In 1852, John Leighton, under the pen name Luke Limner, published a list of twenty-nine “Notes on Books and Bindings,” with charming pieces of advice, such as “Never cut up a book with your finger, or divide a printed sheet if it be ill folded, or one page will rob the other of margin.” He published it in the July 31, 1852 issue of Notes and Queries, a kind of Victorian Ask Metafilter for scholarly questions about literature, language, and history. That issue was later collected in Volume 6 of the first series of Notes and Queries, at pages 94-95. You can read copies of it online through the Internet Archive or Google Books.
In 1870, John Power published A Handy-Book About Books, at pages 128-29 of which he reproduced Limner’s list. You can read copies of it online through the Internet Archive or Google Books. Power’s version has twenty-eight items, not twenty-nine. It cites to volume “v” rather than the correct “vi” of the collected Notes and Queries. And it is a royal mess. Compare, for example, some corresponding entries. Where Limner had:
Never lend a book without some acknowledgement from the borrower; as “I.O.U.—L.S.D.—‘Ten Thousand a Year’—L.L.D.”
Power has, simply:
Never lend a book without an acknowledgment.
Or Limner:
Never brand books in unseemly places, or deface them with inappropriate stamps; for to mar the beautiful is to rob after generations.
Versus Power:
Never brand books in unseemly places, or deface them with inappropriate stamps.
The one that most concerns me is the last item in the list. Limner’s version reads:
Never pull books out of the shelves by the headbands, nor toast them over the fire, or sit upon them; for “Books are kind friends, we benefit by their advice, and they exact no confessions.”
And here is Power’s:
Never pull a book from the shelves by the head-band; do not toast them over the fire, or on them, for “Books are kind friends, we benefit by their advice, and they reveal no confidences.”

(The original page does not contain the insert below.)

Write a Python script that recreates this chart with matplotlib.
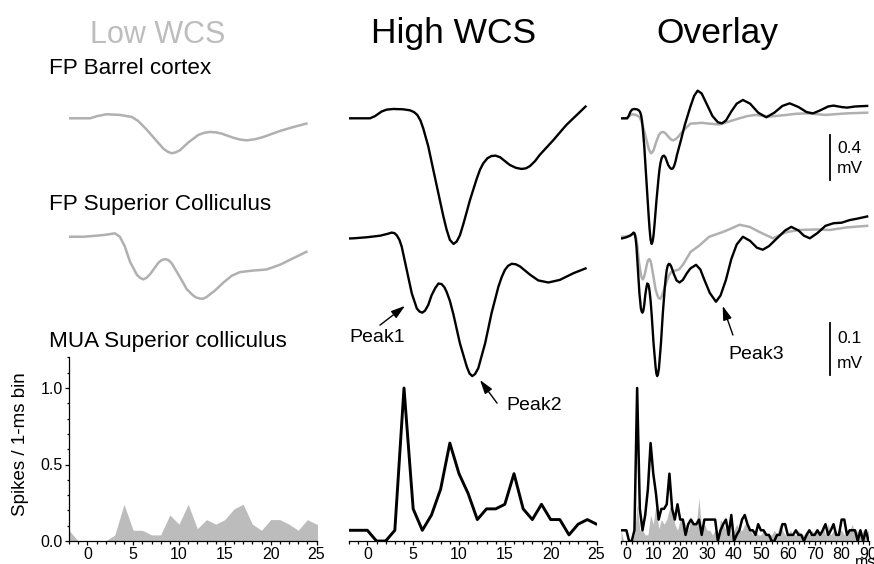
import numpy as np
import matplotlib
matplotlib.use('Agg')
import matplotlib.pyplot as plt
from matplotlib.ticker import MultipleLocator, FormatStrFormatter

plt.rcParams['font.family'] = ['Liberation Sans', 'DejaVu Sans']

GRAY = '#b0b0b0'
TITLE_GRAY = '#bdbdbd'
FILL_GRAY = '#bcbcbc'
W, H = 874, 564

# ---------------- data ----------------
# field potential, barrel cortex (mV re. baseline), time in ms
t_bc_high = [-3, 0.3, 0.85, 1.55, 2.1, 2.85, 3.9, 4.65, 5.1, 5.45, 5.8, 6.1, 6.65, 7.2, 7.75,
             8.3, 8.65, 9.0, 9.4, 9.75, 10.1, 10.5, 11.2, 11.95, 12.3, 12.65, 13.1, 13.55, 14.0,
             14.5, 15.0, 15.55, 16.2, 16.8, 17.3, 17.75, 18.3, 18.8, 20.3, 21.7, 23.8,
             25.2, 26.5, 28, 30, 32, 34, 35.5, 37, 39, 41, 43.3, 46, 49, 52, 55, 58, 60.7,
             64, 67, 69.4, 72, 75, 77, 80, 82, 85, 89.5]
v_bc_high = [0, 0, 0.02, 0.06, 0.077, 0.083, 0.08, 0.071, 0.055, 0.03, -0.02, -0.09, -0.25,
             -0.46, -0.667, -0.874, -0.99, -1.08, -1.117, -1.095, -1.04, -0.933, -0.726,
             -0.533, -0.455, -0.4, -0.355, -0.335, -0.332, -0.347, -0.38, -0.415, -0.44, -0.45,
             -0.445, -0.424, -0.38, -0.326, -0.193, -0.06, 0.104,
             0.2, 0.246, 0.22, 0.12, 0.02, -0.035, -0.045, -0.02, 0.06, 0.13, 0.163, 0.13,
             0.05, 0.009, 0.05, 0.11, 0.133, 0.1, 0.055, 0.044, 0.07, 0.105, 0.113, 0.1, 0.095,
             0.105, 0.11]
t_bc_low = [-3, 0.3, 1.0, 2.1, 3.55, 4.85, 5.55, 6.45, 7.4, 8.3, 8.75, 9.2, 9.65, 10.1, 11.0,
            12.1, 12.7, 13.4, 14.0, 14.65, 15.9, 16.6, 17.4, 18.3, 19.2, 21.0, 22.5, 23.9,
            25.5, 28, 31, 34.6, 38, 42, 45, 48, 53, 59.5, 63, 67, 74, 82, 89.5]
v_bc_low = [0, 0, 0.018, 0.036, 0.03, 0.012, -0.024, -0.098, -0.187, -0.27, -0.296, -0.311,
            -0.302, -0.284, -0.216, -0.148, -0.13, -0.121, -0.125, -0.136, -0.172, -0.188,
            -0.196, -0.186, -0.166, -0.113, -0.077, -0.047,
            -0.045, -0.04, -0.048, -0.055, -0.03, 0.0, 0.02, 0.03, 0.015, 0.03, 0.04, 0.044,
            0.03, 0.044, 0.05]

# field potential, superior colliculus (mV re. baseline)
t_sc_high = [-3, -1.5, -0.05, 1.4, 2.3, 2.65, 2.95, 3.2, 3.5, 3.75, 4.3, 4.85, 5.4, 5.7, 6.0,
             6.3, 6.65, 7.0, 7.4, 7.75, 8.1, 8.4, 8.65, 9.0, 9.4, 10.1, 10.85, 11.15, 11.45,
             11.75, 12.1, 12.85, 13.55, 14.3, 14.65, 15.0, 15.35, 15.75, 16.2, 16.65, 17.75,
             18.65, 19.75, 21.0, 22.5, 23.8,
             25.9, 27.5, 29, 31, 33.3, 35, 37, 39, 41, 43.3, 46, 48.5, 50.7, 53, 56, 59, 61.3,
             64, 66, 68.2, 71, 74, 77, 80, 83, 86, 89.5]
v_sc_high = [-0.001, 0, 0.002, 0.005, 0.009, 0.011, 0.01, 0.006, -0.003, -0.016, -0.061,
             -0.106, -0.135, -0.141, -0.143, -0.139, -0.128, -0.11, -0.096, -0.087, -0.088,
             -0.094, -0.103, -0.12, -0.147, -0.202, -0.247, -0.26, -0.265, -0.261, -0.25,
             -0.202, -0.144, -0.093, -0.075, -0.061, -0.053, -0.049, -0.05, -0.054, -0.07,
             -0.081, -0.085, -0.08, -0.067, -0.058,
             -0.051, -0.06, -0.08, -0.105, -0.122, -0.11, -0.08, -0.04, -0.012, 0.003, -0.005,
             -0.018, -0.022, -0.015, 0.0, 0.015, 0.022, 0.015, 0.005, 0.0, 0.01, 0.024, 0.029,
             0.03, 0.035, 0.038, 0.042]
t_sc_low = [-3, -1.9, -0.45, 1.0, 2.1, 3.0, 3.55, 4.1, 4.65, 5.4, 5.75, 6.1, 6.45, 6.85, 7.75,
            8.1, 8.5, 8.85, 9.2, 9.95, 10.85, 11.55, 11.9, 12.3, 12.65, 13.0, 13.95, 14.85,
            15.75, 16.65, 18.1, 19.55, 21.0, 22.5, 23.9,
            27.1, 30.8, 35.8, 39.5, 42, 45.8, 49.5, 54.5, 59.5, 64.4, 70.6, 75.6, 82, 89.5]
v_sc_low = [0, 0.003, 0.003, 0.005, 0.007, 0.0096, 0.003, -0.016, -0.045, -0.07, -0.076,
            -0.079, -0.076, -0.069, -0.047, -0.042, -0.04, -0.042, -0.048, -0.07, -0.098,
            -0.11, -0.114, -0.116, -0.116, -0.113, -0.1, -0.085, -0.072, -0.065, -0.062, -0.06,
            -0.051, -0.038, -0.026,
            -0.014, 0.003, 0.012, 0.02, 0.026, 0.022, 0.012, 0.0, 0.012, 0.016, 0.017, 0.016,
            0.021, 0.024]

# multi-unit activity, spikes per 1-ms bin, bins -2..90 ms
t_mua = list(range(-2, 91))
mua_high = [0.07, 0.07, 0.07, 0.0, 0.0, 0.07, 1.0, 0.21, 0.07, 0.17,
            0.34, 0.64, 0.44, 0.31, 0.14, 0.21, 0.21, 0.24, 0.44, 0.21,
            0.14, 0.24, 0.14, 0.14, 0.04, 0.11, 0.14, 0.11, 0.11, 0.14,
            0.04, 0.14, 0.14, 0.14, 0.14, 0.14, 0.0, 0.07, 0.11, 0.14,
            0.04, 0.17, 0.0, 0.04, 0.07, 0.14, 0.17, 0.11, 0.07, 0.07,
            0.04, 0.11, 0.07, 0.07, 0.04, 0.04, 0.0, 0.0, 0.04, 0.04,
            0.11, 0.11, 0.04, 0.04, 0.04, 0.07, 0.04, 0.04, 0.0, 0.04,
            0.07, 0.04, 0.04, 0.07, 0.04, 0.07, 0.11, 0.04, 0.07, 0.11,
            0.04, 0.04, 0.14, 0.14, 0.04, 0.07, 0.07, 0.07, 0.0, 0.07,
            0.0, 0.07, 0.0]
mua_low = [0.07, 0.0, 0.0, 0.0, 0.0, 0.04, 0.24, 0.07, 0.07, 0.04,
           0.04, 0.17, 0.11, 0.24, 0.08, 0.14, 0.11, 0.14, 0.21, 0.24,
           0.11, 0.07, 0.14, 0.14, 0.11, 0.07, 0.14, 0.11, 0.11, 0.28,
           0.07, 0.11, 0.07, 0.07, 0.04, 0.07, 0.04, 0.14, 0.11, 0.07,
           0.11, 0.04, 0.07, 0.11, 0.07, 0.07, 0.11, 0.11, 0.07, 0.04,
           0.07, 0.04, 0.04, 0.07, 0.04, 0.04, 0.04, 0.07, 0.04, 0.11,
           0.07, 0.04, 0.04, 0.07, 0.04, 0.04, 0.07, 0.04, 0.04, 0.07,
           0.04, 0.07, 0.04, 0.07, 0.04, 0.11, 0.04, 0.11, 0.04, 0.07,
           0.04, 0.07, 0.07, 0.04, 0.04, 0.07, 0.11, 0.04, 0.07, 0.04,
           0.07, 0.04, 0.07]

col_titles = ['Low WCS', 'High WCS', 'Overlay']
row_labels = ['FP Barrel cortex', 'FP Superior Colliculus', 'MUA Superior colliculus']

# ---------------- layout (pixels) ----------------
fig = plt.figure(figsize=(W / 100, H / 100), dpi=100)


def add_ax(left, top, width, height):
    return fig.add_axes([left / W, 1 - (top + height) / H, width / W, height / H])


def ftext(x, y, s, **kw):
    return fig.text(x / W, 1 - y / H, s, **kw)


col_left = [69, 349, 621]
col_w = 247.5
xlims = [(-2, 25), (-2, 25), (-2, 90)]
bc_base, bc_scale = 118.3, 112.5   # px, px per mV
sc_base, sc_scale = 238.3, 520.0
mua_top, mua_h = 357.4, 183.6


def trace_ax(col, top, height, base, scale):
    ax = add_ax(col_left[col], top, col_w, height)
    ax.set_xlim(*xlims[col])
    ax.set_ylim(-(top + height - base) / scale, (base - top) / scale)
    ax.axis('off')
    return ax


def clip(t, v, tmax):
    t = np.asarray(t)
    v = np.asarray(v)
    m = t <= tmax
    return t[m], v[m]


bc_axes = [trace_ax(c, 80, 180, bc_base, bc_scale) for c in range(3)]
sc_axes = [trace_ax(c, 215, 205, sc_base, sc_scale) for c in range(3)]

gkw = dict(color=GRAY, lw=1.8, solid_joinstyle='round')
kkw = dict(color='k', lw=1.7, solid_joinstyle='round')

# column 1: low WCS
bc_axes[0].plot(*clip(t_bc_low, v_bc_low, 24), **gkw)
sc_axes[0].plot(*clip(t_sc_low, v_sc_low, 24), **gkw)
# column 2: high WCS
bc_axes[1].plot(*clip(t_bc_high, v_bc_high, 24), **kkw)
sc_axes[1].plot(*clip(t_sc_high, v_sc_high, 24), **kkw)
# column 3: overlay
bc_axes[2].plot(t_bc_low, v_bc_low, **gkw)
bc_axes[2].plot(t_bc_high, v_bc_high, **kkw)
sc_axes[2].plot(t_sc_low, v_sc_low, **gkw)
sc_axes[2].plot(t_sc_high, v_sc_high, **kkw)

# scale bars
bc_axes[2].plot([75.7, 75.7], [-0.148, -0.548], color='k', lw=1.3)
bc_axes[2].text(78.3, -0.265, '0.4', fontsize=12.5, va='center', ha='left')
bc_axes[2].text(78.3, -0.442, 'mV', fontsize=12.5, va='center', ha='left')
sc_axes[2].plot([75.7, 75.7], [-0.162, -0.262], color='k', lw=1.3)
sc_axes[2].text(78.3, -0.192, '0.1', fontsize=12.5, va='center', ha='left')
sc_axes[2].text(78.3, -0.240, 'mV', fontsize=12.5, va='center', ha='left')

# peak annotations
arrow = dict(arrowstyle='-|>,head_length=0.7,head_width=0.22', color='k', lw=1,
             shrinkA=0, shrinkB=0, mutation_scale=12)
sc_axes[1].annotate('', xy=(4.11, -0.130), xytext=(1.38, -0.167), arrowprops=arrow)
sc_axes[1].text(1.06, -0.190, 'Peak1', fontsize=14, ha='center', va='center')
sc_axes[1].annotate('', xy=(12.29, -0.2725), xytext=(14.15, -0.317), arrowprops=arrow,
                    annotation_clip=False)
sc_axes[1].text(18.18, -0.3225, 'Peak2', fontsize=14, ha='center', va='center')
sc_axes[2].annotate('', xy=(35.8, -0.130), xytext=(39.6, -0.186), arrowprops=arrow)
sc_axes[2].text(48.4, -0.2235, 'Peak3', fontsize=14, ha='center', va='center')

# MUA panels
mua_axes = []
for c in range(3):
    ax = add_ax(col_left[c], mua_top, col_w, mua_h)
    ax.set_xlim(*xlims[c])
    ax.set_ylim(0, 1.2)
    ax.patch.set_visible(False)
    for s in ['top', 'right']:
        ax.spines[s].set_visible(False)
    ax.spines['bottom'].set_linewidth(0.9)
    ax.spines['left'].set_linewidth(0.9)
    ax.tick_params(which='major', direction='out', length=3, width=0.9, labelsize=11.5, pad=1.5)
    ax.tick_params(which='minor', direction='out', length=1.8, width=0.9)
    if c < 2:
        ax.xaxis.set_major_locator(MultipleLocator(5))
        ax.xaxis.set_minor_locator(MultipleLocator(1))
    else:
        ax.xaxis.set_major_locator(MultipleLocator(10))
        ax.xaxis.set_minor_locator(MultipleLocator(2))
    if c == 0:
        ax.yaxis.set_major_locator(MultipleLocator(0.5))
        ax.yaxis.set_minor_locator(MultipleLocator(0.1))
        ax.yaxis.set_major_formatter(FormatStrFormatter('%.1f'))
        ax.set_ylabel('Spikes / 1-ms bin', fontsize=13.5)
        ax.yaxis.set_label_coords(-0.16, 0.53)
    else:
        ax.spines['left'].set_visible(False)
        ax.tick_params(axis='y', which='both', left=False, labelleft=False)
    mua_axes.append(ax)

mua_axes[0].fill_between(t_mua, 0, mua_low, color=FILL_GRAY, lw=0)
mua_axes[1].plot(t_mua, mua_high, color='k', lw=2.1)
mua_axes[2].fill_between(t_mua, 0, mua_low, color=FILL_GRAY, lw=0)
mua_axes[2].plot(t_mua, mua_high, color='k', lw=1.8)

# texts
for x, s, col, fs in zip([158, 454, 717], col_titles, [TITLE_GRAY, 'k', 'k'], [22, 25.5, 25.5]):
    ftext(x, 43, s, fontsize=fs, ha='center', va='baseline', color=col)
for y, s in zip([74, 210, 347], row_labels):
    ftext(49, y, s, fontsize=16.2, ha='left', va='baseline')
ftext(866, 555, 'ms', fontsize=11.5, ha='center', va='top')

fig.savefig('out.png', dpi=100)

Power has drained the vitality from Limner’s sentence; notice, for example, that he has managed to introduce a clash between the singular “book” and the plural “them.” Still, to modern ears, his final phrase is perhaps more powerful: “reveal no confidences” resonates in this age of digital books and privacy concerns. I found this latter version in Henry Petroski’s The Book on the Bookshelf, who cites to Power. But still I wonder. Limner put the final string of clauses in quotation marks, which makes me think perhaps he got it from somewhere else.